Nursing home residents to keep all the income from renting out their property in major Fair Deal revamp
Nursing home residents will be able to keep all income raised from renting their family home under significant changes to the Fair Deal scheme.
In response to the long-running housing crisis and the ending of the eviction ban, the Government has committed to “eliminate remaining barriers” for older people wanting to rent out their homes when they are in care.
The pledge was made in a counter-motion to Sinn Féin’s private members’ motion seeking to extend the controversial eviction ban, which was debated in the Dáil last night.
The move followed the Regional Independent Group (RIG) demand for an easing of rules surrounding contributions to the Nursing Home Support Scheme (NHSS), or Fair Deal as it is also known.
The group, led by Independent TD Denis Naughten, set out eight emergency housing measures it wants the Government to introduce in return for its support in voting down the Sinn Féin motion and a no confidence motion expected to be tabled by the Labour Party next week.
The Government also committed to significant changes to the Croí Cónaithe Scheme, something the RIG also sought.
The Independents also secured changes to the Housing Assistant Payment (HAP), which will mean landlord payments will be maintained by the State even if tenants default on their contributions.
Under the Fair Deal scheme currently, nursing home residents can keep 60pc of rental income they get from their former residence.
Before changes to the scheme were introduced by Minister for Older People Mary Butler last November, people could keep only 20pc of rental income and 80pc went towards their nursing home care.
The Government is now planning to allow those in nursing homes to keep all revenue raised from renting out their home. However, they will have to pay tax on the income they raise.
Ms Butler has concerns about eliminating rental contributions from the Fair Deal scheme over fears older people will be taken advantage of.
She is concerned people could be prematurely put into State care so their homes could be rented.
Since the changes to the scheme were made last year, just 24 people notified the HSE they would be renting out a home while in care.
Meanwhile, there is increasing concern in Government that schemes set up to avoid a tsunami of evictions in the coming weeks could hit first-time buyers and even drive-up house prices.
The Coalition measures to offset the impact of ending the eviction ban include ramping up the existing local authority “tenant in situ” scheme for those receiving housing assistance, giving tenants first refusal to buy the property they are renting if their landlord decides to sell, and a cost-rental backstop where the State intervenes to buy the property and rent it back to a tenant on a not-for-profit basis.

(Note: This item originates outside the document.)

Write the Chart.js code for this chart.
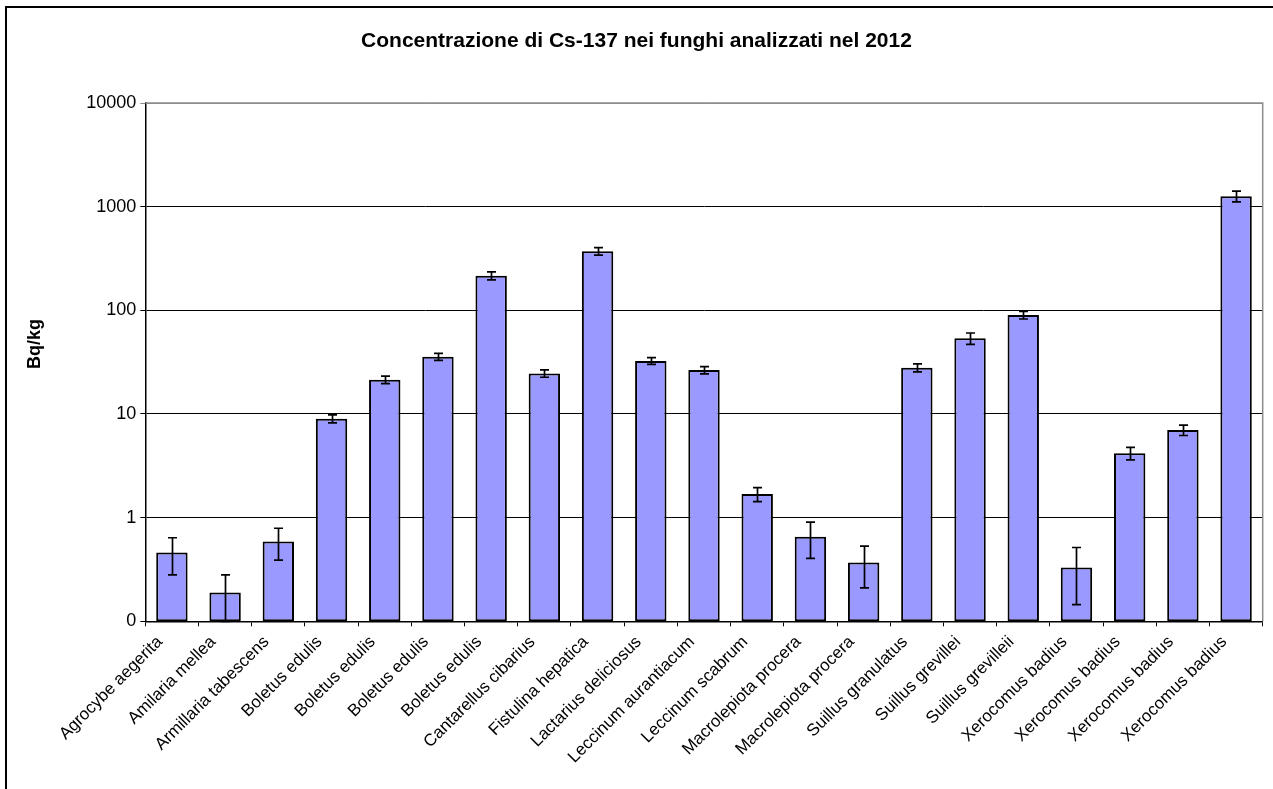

However, a senior Government source acknowledged the significant policy interventions, which have been described as a “safety net” for tenants, amounted to a “Hobson’s choice” and could affect the market for first-time buyers, who will face competition from the State for properties.
It also runs the risk of driving up house prices. “Every single change that is taken in the housing area has an impact,” the source said.
“We can’t make one decision without having ramifications.”
However, another Government source argued that extending the blanket ban on evictions would have a far greater negative impact on first-time buyers.
The source argued that the first-refusal option would open up more homes for purchase and insisted it was unlikely that renters without support would have the spending power to drive up prices.
It comes after the City and County Management Association (CCMA) told the Oireachtas Housing Committee that tenant-in-situ schemes operated by local authorities are competing with first-time buyers because the council buys properties outright.
“The challenges include…competition with first-time-buyers, among others,” the CCMA told TDs and senators.